The EPA is expected to lean on novel statutory arguments rather than directly challenging the underlying science. The agency is likely to argue that the Clean Air Act's vehicle emissions provisions were designed to address pollution that harms people through local or regional exposure — and that greenhouse gas emissions impact public health only "indirectly" through global climate change, making regulation an unlawful exercise of EPA authority.
Benjamin DeAngelo, a former EPA official who helped write the 2009 finding, said that reading of the statute is wrong. He pointed to the Clean Air Act's successful use in the 1980s to restrict ozone-depleting chemicals — another class of pollutants whose harm was global rather than local. "Nowhere does it say in that act that the endangerment caused by the pollution must be local in nature," DeAngelo said.
A Department of Energy report written to support the repeal's scientific arguments ran into legal trouble after a federal court in Massachusetts ruled in January that the advisory group that produced it was formed in violation of federal law.
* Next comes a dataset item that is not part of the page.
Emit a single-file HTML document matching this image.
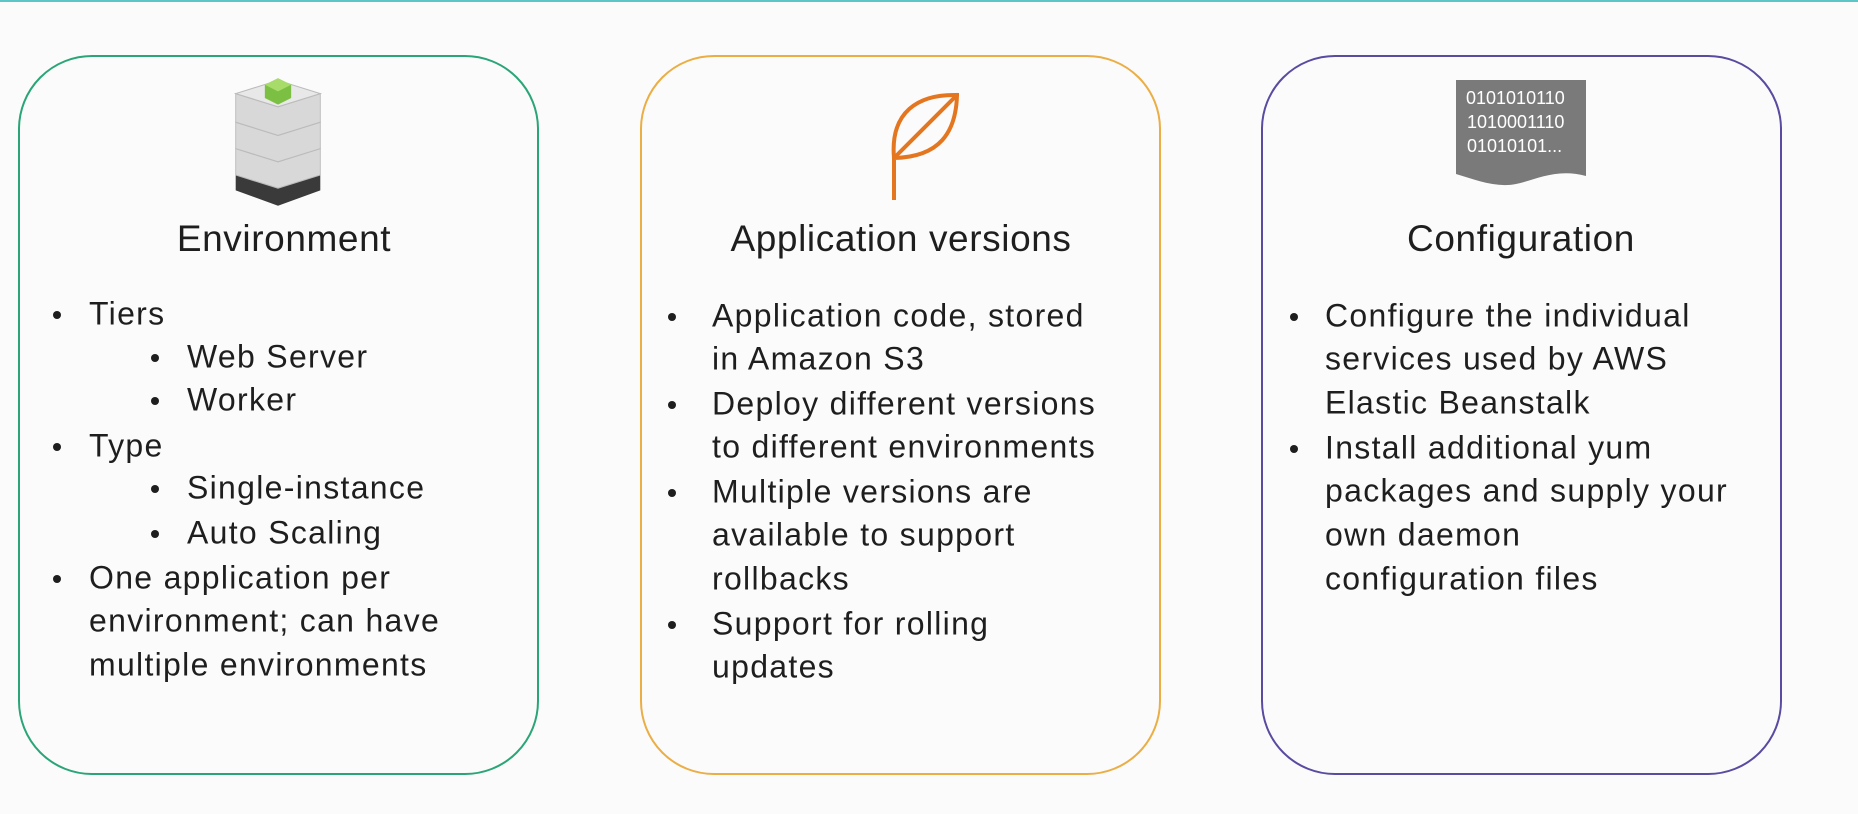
<!DOCTYPE html>
<html><head><meta charset="utf-8"><style>
html,body{margin:0;padding:0;width:1858px;height:814px;background:#fbfbfb;overflow:hidden;font-family:"Liberation Sans","DejaVu Sans",sans-serif;color:#1e1e1e}
.topline{position:absolute;left:0;top:0;width:1858px;height:2px;background:#5cc6c6}
.box{position:absolute;top:55px;width:521px;height:720px;border:2px solid;border-radius:74px;box-sizing:border-box}
.t{position:absolute;font-size:37px;white-space:nowrap;letter-spacing:0.6px;transform:translateY(-50%)}
.b{position:absolute;font-size:32px;white-space:nowrap;letter-spacing:1.3px;transform:translateY(-50%)}
.d{position:absolute;width:8px;height:8px;border-radius:50%;background:#1e1e1e}
</style></head><body>
<div class="topline"></div>
<div class="box" style="left:18px;border-color:#2aa577"></div>
<div class="box" style="left:640px;border-color:#eaae45"></div>
<div class="box" style="left:1261px;border-color:#5a4aa0"></div>

<!-- env icon -->
<svg style="position:absolute;left:231px;top:76px" width="94" height="132" viewBox="0 14 100 120" preserveAspectRatio="none">
<polygon points="5,104 50,92 95,104 95,118 50,132 5,118" fill="#3a3a3a"/>
<polygon points="5,104 50,116 95,104 50,92" fill="#555"/>
<g fill="#d8d8d8" stroke="#bbb">
<polygon points="5,80 50,92 95,80 95,104 50,116 5,104"/>
<polygon points="5,56 50,68 95,56 95,80 50,92 5,80"/>
<polygon points="5,30 50,42 95,30 95,56 50,68 5,56"/>
<polygon points="5,30 50,18 95,30 50,42" fill="#e8e8e8"/>
</g>
<polygon points="36,22 50,16 64,22 64,34 50,40 36,34" fill="#7bc043"/>
<polygon points="36,22 50,28 64,22 50,16" fill="#a8dc6a"/>
</svg>
<div class="t" style="left:284px;top:239px;transform:translate(-50%,-50%)">Environment</div>
<div class="d" style="left:53px;top:311px"></div><div class="b" style="left:89px;top:314px">Tiers</div>
<div class="d" style="left:151px;top:354px"></div><div class="b" style="left:187px;top:357px">Web Server</div>
<div class="d" style="left:151px;top:397px"></div><div class="b" style="left:187px;top:400px">Worker</div>
<div class="d" style="left:53px;top:443px"></div><div class="b" style="left:89px;top:446px">Type</div>
<div class="d" style="left:151px;top:485px"></div><div class="b" style="left:187px;top:488px">Single-instance</div>
<div class="d" style="left:151px;top:530px"></div><div class="b" style="left:187px;top:533px">Auto Scaling</div>
<div class="d" style="left:53px;top:575px"></div><div class="b" style="left:89px;top:578px">One application per</div>
<div class="b" style="left:89px;top:621px">environment; can have</div>
<div class="b" style="left:89px;top:665px">multiple environments</div>

<!-- leaf -->
<svg style="position:absolute;left:880px;top:85px" width="90" height="125" viewBox="880 85 90 125">
<g fill="none" stroke="#e4761f" stroke-width="4" stroke-linecap="round">
<path d="M894 200 L894 158 C890 112 918 94 957 95 C956 132 940 157 894 158 Z"/>
<path d="M894 158 L957 95"/>
</g></svg>
<div class="t" style="left:901px;top:239px;transform:translate(-50%,-50%)">Application versions</div>
<div class="d" style="left:668px;top:313px"></div><div class="b" style="left:712px;top:316px">Application code, stored</div>
<div class="b" style="left:712px;top:359px">in Amazon S3</div>
<div class="d" style="left:668px;top:401px"></div><div class="b" style="left:712px;top:404px">Deploy different versions</div>
<div class="b" style="left:712px;top:447px">to different environments</div>
<div class="d" style="left:668px;top:489px"></div><div class="b" style="left:712px;top:492px">Multiple versions are</div>
<div class="b" style="left:712px;top:535px">available to support</div>
<div class="b" style="left:712px;top:579px">rollbacks</div>
<div class="d" style="left:668px;top:621px"></div><div class="b" style="left:712px;top:624px">Support for rolling</div>
<div class="b" style="left:712px;top:667px">updates</div>

<!-- config doc -->
<svg style="position:absolute;left:1456px;top:80px" width="132" height="112" viewBox="0 0 132 112">
<path d="M0 0 H130 V96 C100 88 80 100 60 104 C40 108 20 100 0 94 Z" fill="#7a7a7a"/>
<g fill="#fff" font-family="Liberation Sans,sans-serif" font-size="18">
<text x="10" y="24">0101010110</text>
<text x="11" y="48">1010001110</text>
<text x="11" y="72">01010101...</text>
</g></svg>
<div class="t" style="left:1521px;top:239px;transform:translate(-50%,-50%)">Configuration</div>
<div class="d" style="left:1290px;top:313px"></div><div class="b" style="left:1325px;top:316px">Configure the individual</div>
<div class="b" style="left:1325px;top:359px">services used by AWS</div>
<div class="b" style="left:1325px;top:403px">Elastic Beanstalk</div>
<div class="d" style="left:1290px;top:445px"></div><div class="b" style="left:1325px;top:448px">Install additional yum</div>
<div class="b" style="left:1325px;top:491px">packages and supply your</div>
<div class="b" style="left:1325px;top:535px">own daemon</div>
<div class="b" style="left:1325px;top:579px">configuration files</div>
</body></html>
Industry reaction is split
The auto industry's response has been more cautious than the administration might prefer. The Alliance for Automotive Innovation, which represents General Motors, Toyota, Volkswagen, and other major automakers, asked the EPA in September to roll back the Biden-era emissions limits but argued the agency should still rewrite the rules rather than eliminate them entirely. The group said revised standards "still need to be revised to feasible levels to provide certainty for the industry" and called for a contingency plan "if motor vehicle GHG standards are retained or reinstated in some way."
The American Petroleum Institute backed the repeal as it applies to vehicles but drew a line at stationary sources. API President Mike Sommers said in January that "we would not support repealing the endangerment finding for stationary sources," adding that the EPA clearly has authority to regulate greenhouse gas emissions from power plants and oil and gas facilities.
Car manufacturers have struggled in recent years to comply with increasingly strict tailpipe emissions caps. They have ramped up electric vehicle production, but many EVs have sat on dealer lots as consumers gravitated toward hybrids or less expensive gas-powered vehicles. Transportation remains the largest source of U.S. greenhouse gas emissions, accounting for roughly 28 percent of the national total.
Legal challenges ahead
Environmental groups have promised immediate litigation. The Natural Resources Defense Council called the repeal "the biggest attack ever on federal authority to tackle the climate crisis" and said its legal arguments "should be laughed out of court." The Environmental Defense Fund and Earthjustice have also pledged lawsuits.
Peter Zalzal, a lawyer and associate vice president at the Environmental Defense Fund, said the repeal "would put more deadly pollution in our air and hit Americans in their pocketbooks with higher insurance, gas, and healthcare costs." An Associated Press analysis from July estimated that the climate rules the EPA is targeting could prevent tens of thousands of deaths and save the U.S. $275 billion for each year they remain in effect.
Defending the repeal in court could easily consume the remainder of Trump's second term. A lengthy legal battle also carries risk for the administration: if courts ultimately strike down the repeal and leave the endangerment finding intact, a future Democratic president would be empowered to issue new climate regulations on an even stronger legal footing.
Roger Pielke Jr., a senior fellow at the American Enterprise Institute, offered a more measured assessment. "The practical effect of either rescinding or not rescinding the endangerment finding may be a lot less than most people wish it was," he said, noting the finding alone has not driven the most significant changes in how the U.S. produces energy.
Myron Ebell, who ran the EPA transition team during Trump's first term and has pushed for the repeal since 2009, disagreed. "This is the culmination of a lot of effort over a lot of time by a lot of people who didn't give up," he said.